Люди буквально застывают, вжавшись в кресла. Никто не пытается остановить ее либо как-то успокоить, потому что видно, что женщина эта на все способна, и никому неохота рисковать лицом, которое обошлось в десятки тысяч долларов.
Но два охранника все-таки решаются рискнуть.
До этого момента Джек их не замечал, этих двух в черных костюмах, шагнувших из задних рядов, чтобы разрядить обстановку. Они подходят к женщине на секунду раньше, чем туда поспевает Джек.
— Пусти, убери свои лапищи! — вопит женщина, когда рука одного из охранников тяжело опускается ей на плечо. Она стряхивает с себя его руку, и тогда оба мужчины хватают ее и волокут в проход.
Женщина окидывает взглядом собравшихся и, опять указывая пальцем на Ники, произносит:
— Вот он убил мою сестру! Он убил Пам!
Коренастый охранник, обхватив ее за шею, затыкает ей ладонью рот.
— Отпусти ее, — говорит ему Джек.
— Даме следует покинуть помещение.
У парня русский акцент.
— Уже покидает, — говорит Джек.
Второй охранник, высокий, худой как жердь, но мускулистый, поворачивается к Джеку:
— Нарываешься, парень?
С тем же акцентом.
— Плевать, — говорит Джек.
Парень хочет хорошенько ему вмазать, это читается в его глазах, но в них же читается и нечто другое: «Веду себя как положено», и он отступает. Хотя Джек видит, что тот берет его на заметку, запоминая его лицо на будущее.
Джек глядит на коренастого и повторяет:
— Отпусти ее.
Первый охранник кивает, и его напарник ослабляет хватку.
— Пошли, — говорит Джек женщине.
— Он убил Пам.
— Тебя все слышали.
Он тянется к ее руке, берет за локоть.
— Пошли.
И она идет с ним.
До Джека доносятся крики у него за спиной — дети зовут тетку. Он оглядывается и видит зареванного Майкла. У матушки Валешин каменное лицо, а Ники, кажется, готов всех разорвать.
Как и старший охранник. Он злобно косится на Джека.
— Ничего, все в порядке, — говорит ему Джек.
— Это мы еще посмотрим.
Джек выводит женщину из церкви.
Сажает на переднее сиденье машины.
— Бог мой, Летти, — говорит Джек, — почему ты не сказала мне, что это твоя сестра?
Я не должна была тебе это говорить, но подумала, что кому-то сообщить об этом надо.
35
Она все еще потрясающе выглядит, думает Джек.
Блестящие черные волосы до плеч, темные мексиканские глаза, безукоризненная фигура, умело накрашена, побрякушек — в меру, хорошо одета. На улице пекло, но она в джинсах и белом пиджаке. Джек понимает, что пиджак ей нужен, чтобы скрыть прицепленную к поясу пушку 38-го калибра.

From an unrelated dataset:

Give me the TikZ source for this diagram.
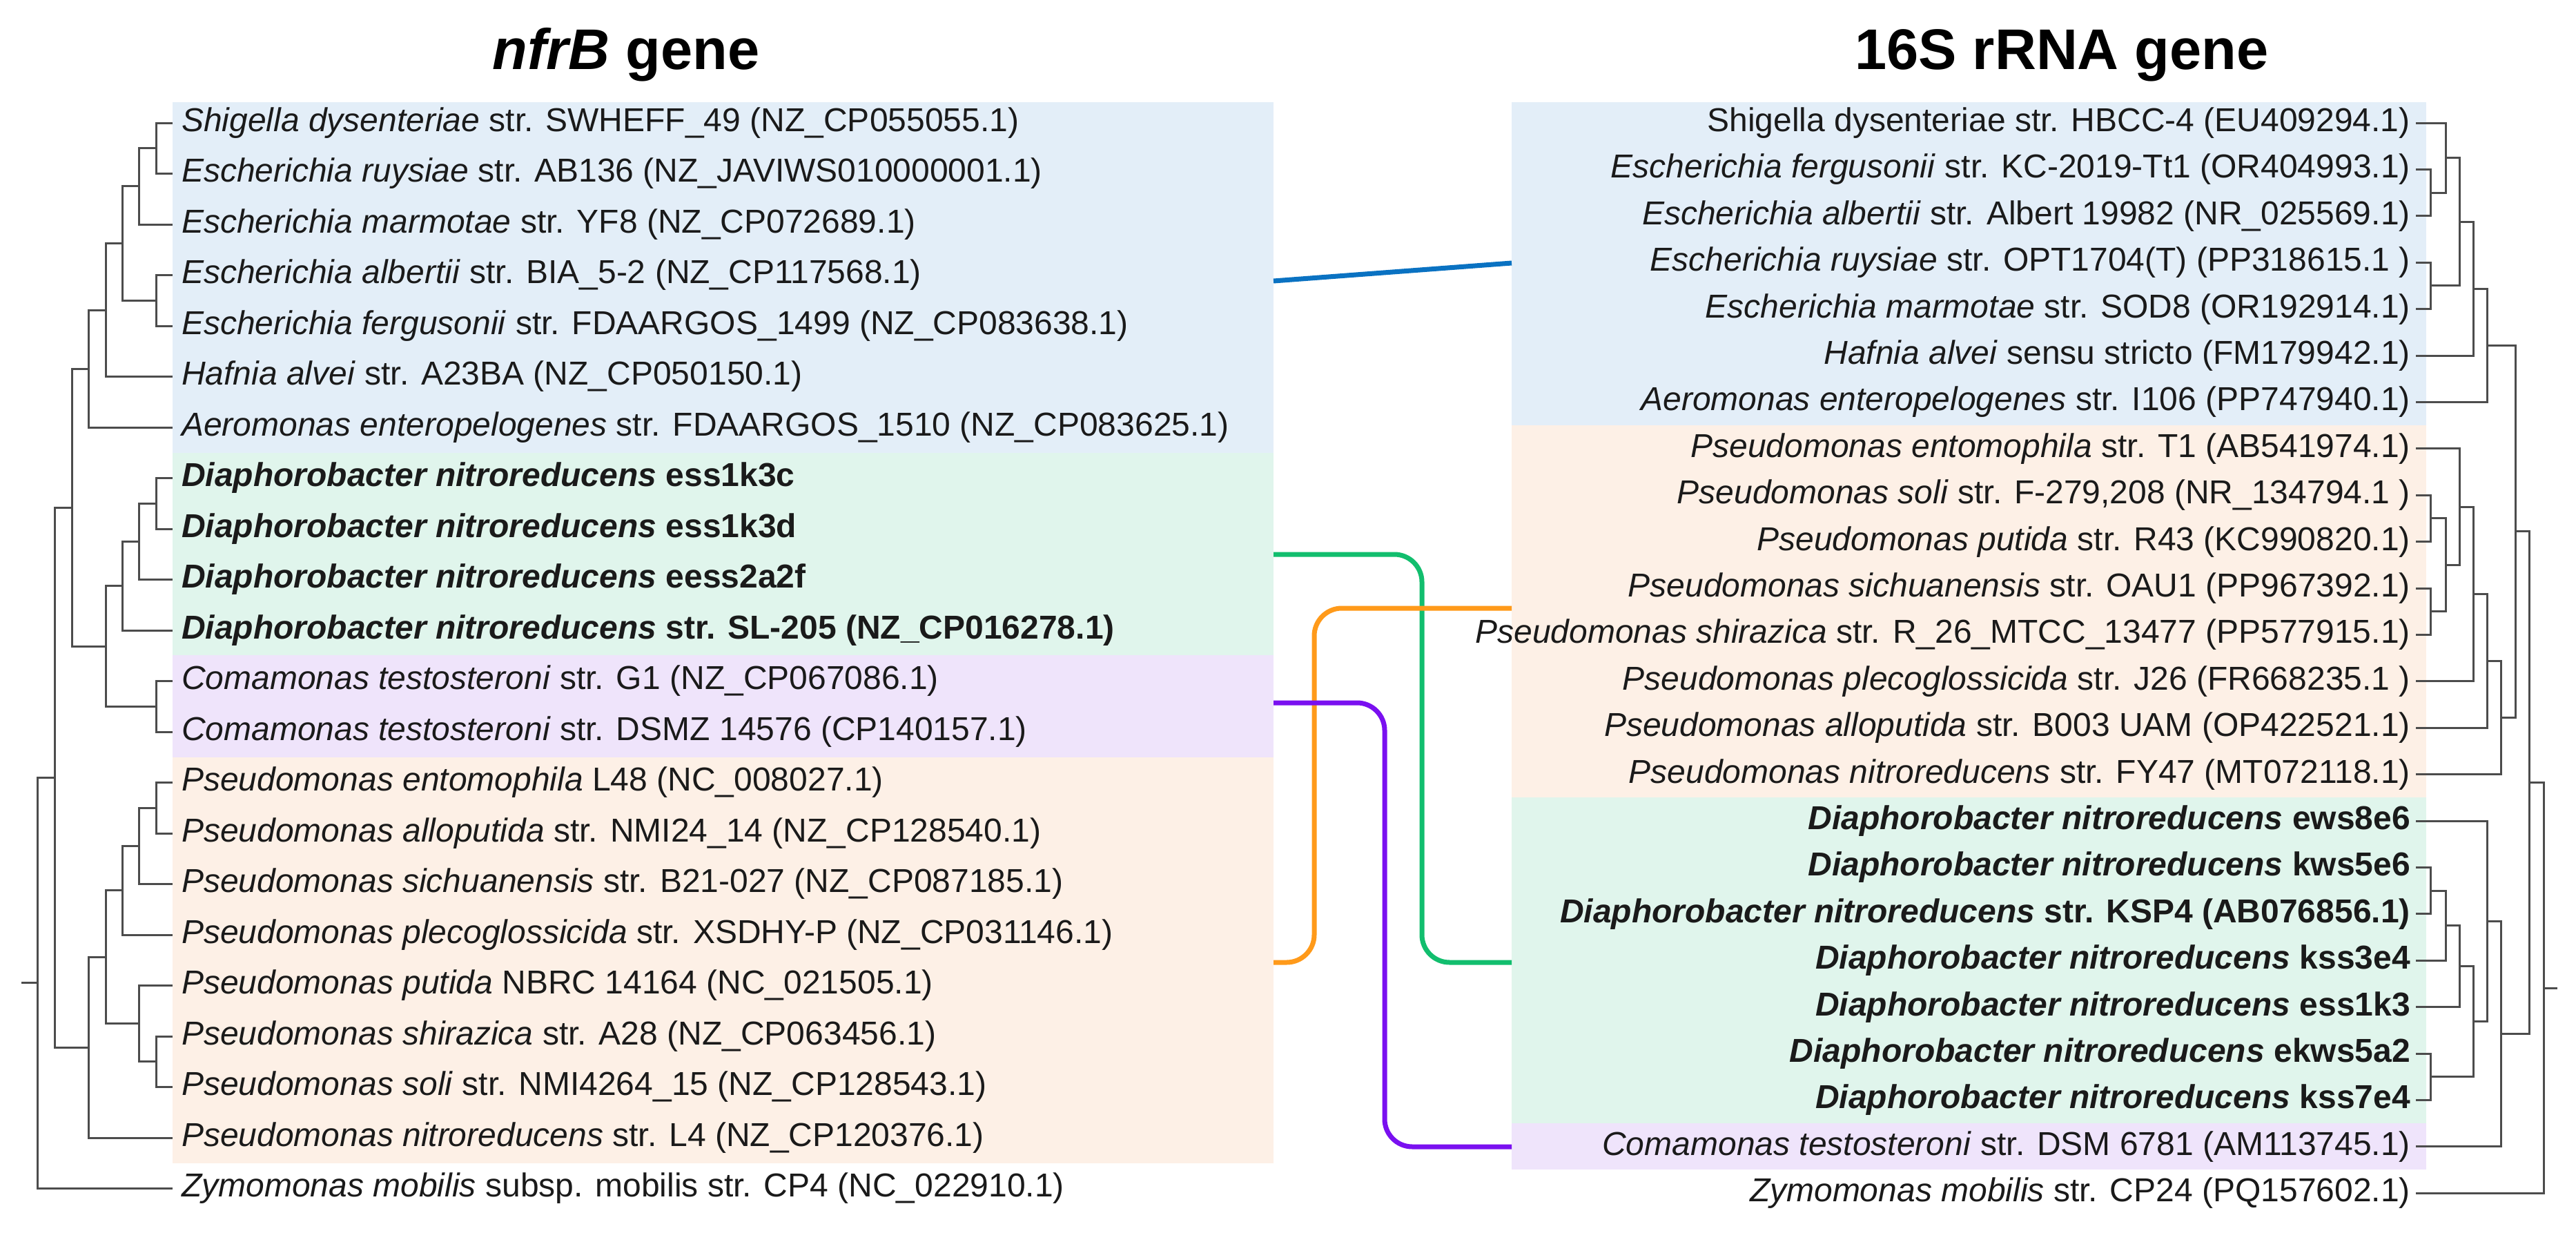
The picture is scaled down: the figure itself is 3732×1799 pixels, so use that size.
\documentclass[tikz,border=0pt]{standalone}
\usepackage{fontspec}
\setmainfont{Liberation Sans}
\definecolor{bxblue}{HTML}{E3EEF8}
\definecolor{bxgreen}{HTML}{E0F5EC}
\definecolor{bxpurple}{HTML}{EFE4FB}
\definecolor{bxorange}{HTML}{FDF0E6}
\definecolor{cblue}{HTML}{0A72C2}
\definecolor{cgreen}{HTML}{12BE6E}
\definecolor{corange}{HTML}{FF9A1A}
\definecolor{cpurple}{HTML}{7A10F0}
\definecolor{txt}{HTML}{1A1A1A}
\newcommand\cl[5]{\draw[tree] (#3,#2) -- (#1,#2) -- (#1,#4) -- (#5,#4);}
\begin{document}
\begin{tikzpicture}[x=1pt,y=-1pt,
  tree/.style={draw=black!70,line width=3pt},
  lab/.style={inner sep=0pt,text=txt,font=\fontsize{48}{56}\selectfont},
  ll/.style={lab,anchor=west},
  rl/.style={lab,anchor=east},
  conn/.style={line width=7pt,rounded corners=40pt},
  ttl/.style={inner sep=0pt,anchor=base,font=\fontsize{83}{90}\selectfont\bfseries}]
\useasboundingbox (0,0) rectangle (3732,1799);
\fill[white] (0,0) rectangle (3732,1799);
% boxes left
\fill[bxblue] (250,148) rectangle (1845,656);
\fill[bxgreen] (250,656) rectangle (1845,949);
\fill[bxpurple] (250,949) rectangle (1845,1097);
\fill[bxorange] (250,1097) rectangle (1845,1685);
% boxes right
\fill[bxblue] (2190,148) rectangle (3515,616);
\fill[bxorange] (2190,616) rectangle (3515,1155);
\fill[bxgreen] (2190,1155) rectangle (3515,1627);
\fill[bxpurple] (2190,1627) rectangle (3515,1694);
% titles
\node[ttl] (t1) at (907,100) {\textit{nfrB} gene};
\node[ttl] (t2) at (2987,100) {16S rRNA gene};
% left labels
\node[ll] (l0) at (263,178) {\textit{Shigella dysenteriae} str. SWHEFF\_49 (NZ\_CP055055.1)};
\node[ll] (l1) at (263,251.5) {\textit{Escherichia ruysiae} str. AB136 (NZ\_JAVIWS010000001.1)};
\node[ll] (l2) at (263,325) {\textit{Escherichia marmotae} str. YF8 (NZ\_CP072689.1)};
\node[ll] (l3) at (263,398.5) {\textit{Escherichia albertii} str. BIA\_5-2 (NZ\_CP117568.1)};
\node[ll] (l4) at (263,472) {\textit{Escherichia fergusonii} str. FDAARGOS\_1499 (NZ\_CP083638.1)};
\node[ll] (l5) at (263,545.5) {\textit{Hafnia alvei} str. A23BA (NZ\_CP050150.1)};
\node[ll] (l6) at (263,619) {\textit{Aeromonas enteropelogenes} str. FDAARGOS\_1510 (NZ\_CP083625.1)};
\node[ll] (l7) at (263,692.5) {\bfseries\textit{Diaphorobacter nitroreducens} ess1k3c};
\node[ll] (l8) at (263,766) {\bfseries\textit{Diaphorobacter nitroreducens} ess1k3d};
\node[ll] (l9) at (263,839.5) {\bfseries\textit{Diaphorobacter nitroreducens} eess2a2f};
\node[ll] (l10) at (263,913) {\bfseries\textit{Diaphorobacter nitroreducens} str. SL-205 (NZ\_CP016278.1)};
\node[ll] (l11) at (263,986.5) {\textit{Comamonas testosteroni} str. G1 (NZ\_CP067086.1)};
\node[ll] (l12) at (263,1060) {\textit{Comamonas testosteroni} str. DSMZ 14576 (CP140157.1)};
\node[ll] (l13) at (263,1133.5) {\textit{Pseudomonas entomophila} L48 (NC\_008027.1)};
\node[ll] (l14) at (263,1207) {\textit{Pseudomonas alloputida} str. NMI24\_14 (NZ\_CP128540.1)};
\node[ll] (l15) at (263,1280.5) {\textit{Pseudomonas sichuanensis} str. B21-027 (NZ\_CP087185.1)};
\node[ll] (l16) at (263,1354) {\textit{Pseudomonas plecoglossicida} str. XSDHY-P (NZ\_CP031146.1)};
\node[ll] (l17) at (263,1427.5) {\textit{Pseudomonas putida} NBRC 14164 (NC\_021505.1)};
\node[ll] (l18) at (263,1501) {\textit{Pseudomonas shirazica} str. A28 (NZ\_CP063456.1)};
\node[ll] (l19) at (263,1574.5) {\textit{Pseudomonas soli} str. NMI4264\_15 (NZ\_CP128543.1)};
\node[ll] (l20) at (263,1648) {\textit{Pseudomonas nitroreducens} str. L4 (NZ\_CP120376.1)};
\node[ll] (l21) at (263,1721.5) {\textit{Zymomonas mobilis} subsp. mobilis str. CP4 (NC\_022910.1)};
% right labels
\node[rl] (r0) at (3492,178) {Shigella dysenteriae str. HBCC-4 (EU409294.1)};
\node[rl] (r1) at (3492,245.4) {\textit{Escherichia fergusonii} str. KC-2019-Tt1 (OR404993.1)};
\node[rl] (r2) at (3492,312.8) {\textit{Escherichia albertii} str. Albert 19982 (NR\_025569.1)};
\node[rl] (r3) at (3492,380.2) {\textit{Escherichia ruysiae} str. OPT1704(T) (PP318615.1 )};
\node[rl] (r4) at (3492,447.6) {\textit{Escherichia marmotae} str. SOD8 (OR192914.1)};
\node[rl] (r5) at (3492,515) {\textit{Hafnia alvei} sensu stricto (FM179942.1)};
\node[rl] (r6) at (3492,582.4) {\textit{Aeromonas enteropelogenes} str. I106 (PP747940.1)};
\node[rl] (r7) at (3492,649.8) {\textit{Pseudomonas entomophila} str. T1 (AB541974.1)};
\node[rl] (r8) at (3492,717.2) {\textit{Pseudomonas soli} str. F-279,208 (NR\_134794.1 )};
\node[rl] (r9) at (3492,784.6) {\textit{Pseudomonas putida} str. R43 (KC990820.1)};
\node[rl] (r10) at (3492,852) {\textit{Pseudomonas sichuanensis} str. OAU1 (PP967392.1)};
\node[rl] (r11) at (3492,919.4) {\textit{Pseudomonas shirazica} str. R\_26\_MTCC\_13477 (PP577915.1)};
\node[rl] (r12) at (3492,986.8) {\textit{Pseudomonas plecoglossicida} str. J26 (FR668235.1 )};
\node[rl] (r13) at (3492,1054.2) {\textit{Pseudomonas alloputida} str. B003 UAM (OP422521.1)};
\node[rl] (r14) at (3492,1121.6) {\textit{Pseudomonas nitroreducens} str. FY47 (MT072118.1)};
\node[rl] (r15) at (3492,1189) {\bfseries\textit{Diaphorobacter nitroreducens} ews8e6};
\node[rl] (r16) at (3492,1256.4) {\bfseries\textit{Diaphorobacter nitroreducens} kws5e6};
\node[rl] (r17) at (3492,1323.8) {\bfseries\textit{Diaphorobacter nitroreducens} str. KSP4 (AB076856.1)};
\node[rl] (r18) at (3492,1391.2) {\bfseries\textit{Diaphorobacter nitroreducens} kss3e4};
\node[rl] (r19) at (3492,1458.6) {\bfseries\textit{Diaphorobacter nitroreducens} ess1k3};
\node[rl] (r20) at (3492,1526) {\bfseries\textit{Diaphorobacter nitroreducens} ekws5a2};
\node[rl] (r21) at (3492,1593.4) {\bfseries\textit{Diaphorobacter nitroreducens} kss7e4};
\node[rl] (r22) at (3492,1660.8) {\textit{Comamonas testosteroni} str. DSM 6781 (AM113745.1)};
\node[rl] (r23) at (3492,1728.2) {\textit{Zymomonas mobilis} str. CP24 (PQ157602.1)};
% left tree
\cl{226}{178}{250}{251.5}{250}
\cl{201}{214.75}{226}{325}{250}
\cl{226}{398.5}{250}{472}{250}
\cl{177}{269.9}{201}{435.25}{226}
\cl{153}{352.6}{177}{545.5}{250}
\cl{128}{449}{153}{619}{250}
\cl{226}{692.5}{250}{766}{250}
\cl{201}{729.25}{226}{839.5}{250}
\cl{177}{784.4}{201}{913}{250}
\cl{226}{986.5}{250}{1060}{250}
\cl{153}{848.7}{177}{1023.25}{226}
\cl{104}{534}{128}{936}{153}
\cl{226}{1133.5}{250}{1207}{250}
\cl{201}{1170.25}{226}{1280.5}{250}
\cl{177}{1225.4}{201}{1354}{250}
\cl{226}{1501}{250}{1574.5}{250}
\cl{201}{1427.5}{250}{1537.75}{226}
\cl{153}{1289.7}{177}{1482.6}{201}
\cl{128}{1386.2}{153}{1648}{250}
\cl{79}{735}{104}{1517.1}{128}
\cl{54}{1126}{79}{1721.5}{250}
\draw[tree] (31,1423.8) -- (54,1423.8);
% right tree
\cl{3521}{245.4}{3500}{312.8}{3500}
\cl{3543}{178}{3500}{279.1}{3521}
\cl{3521}{380.2}{3500}{447.6}{3500}
\cl{3563}{228.55}{3543}{413.9}{3521}
\cl{3583}{321.2}{3563}{515}{3500}
\cl{3603}{418.1}{3583}{582.4}{3500}
\cl{3521}{717.2}{3500}{784.6}{3500}
\cl{3521}{852}{3500}{919.4}{3500}
\cl{3543}{750.9}{3521}{885.7}{3521}
\cl{3563}{649.8}{3500}{818.3}{3543}
\cl{3583}{734}{3563}{986.8}{3500}
\cl{3603}{860.4}{3583}{1054.2}{3500}
\cl{3623}{957.3}{3603}{1121.6}{3500}
\cl{3644}{500.3}{3603}{1039.5}{3623}
\cl{3521}{1256.4}{3500}{1323.8}{3500}
\cl{3543}{1290.1}{3521}{1391.2}{3500}
\cl{3563}{1340.6}{3543}{1458.6}{3500}
\cl{3521}{1526}{3500}{1593.4}{3500}
\cl{3583}{1399.6}{3563}{1559.7}{3521}
\cl{3603}{1189}{3500}{1479.7}{3583}
\cl{3623}{1334.3}{3603}{1660.8}{3500}
\cl{3664}{769.9}{3644}{1497.6}{3623}
\cl{3685}{1133.7}{3664}{1728.2}{3500}
\draw[tree] (3685,1431) -- (3705,1431);
% connectors
\coordinate (bL) at (1845,407); \coordinate (bR) at (2190,381);
\coordinate (gL) at (1845,803); \coordinate (gR) at (2190,1394);
\coordinate (oR) at (2190,881); \coordinate (oL) at (1845,1394);
\coordinate (pL) at (1845,1018); \coordinate (pR) at (2190,1661);
\draw[conn,cblue] (bL) -- (bR);
\draw[conn,cgreen] (gL) -| (2060,1100) |- (gR);
\draw[conn,corange] (oR) -| (1904,1100) |- (oL);
\draw[conn,cpurple] (pL) -| (2006,1300) |- (pR);
\end{tikzpicture}
\end{document}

Странно, что она просто-напросто не пристрелила Ники.
— Она моя единоутробная сестра, — поясняет Летти. — Мать у нас общая, а отцы разные.
— Я и понятия не имел, что у тебя, оказывается, была сестра.
— Мы редко виделись, — говорит Летти. — В то время она старалась забыть, что наполовину «латина». Господи, я там, кажется, бог знает что устроила.
— Ничего страшного.
— Нет, это ужасно. Где была моя профессиональная выдержка?
— Ты это не придумала, Летти, нет?
Она качает головой:
— Эн-Джи не обнаруживает в ее легких дыма, звонит нам и попадает на меня. Повезло. Я еду в морг и, представляешь, вижу, что это Пам! Но я никому ни слова о том, что это моя сестра, потому что хочу оставаться в курсе и держать все под контролем.
— Господи, Летти…
— А Эн-Джи ты знаешь, он, как всегда, берет быка за рога — хочет немедленно побеседовать с Вэйлом. Но сначала надо связаться с пожарными инспекторами, чтобы те не ставили нам палки в колеса. И мы звоним Бентли и получаем: не лезьте не в свое дело.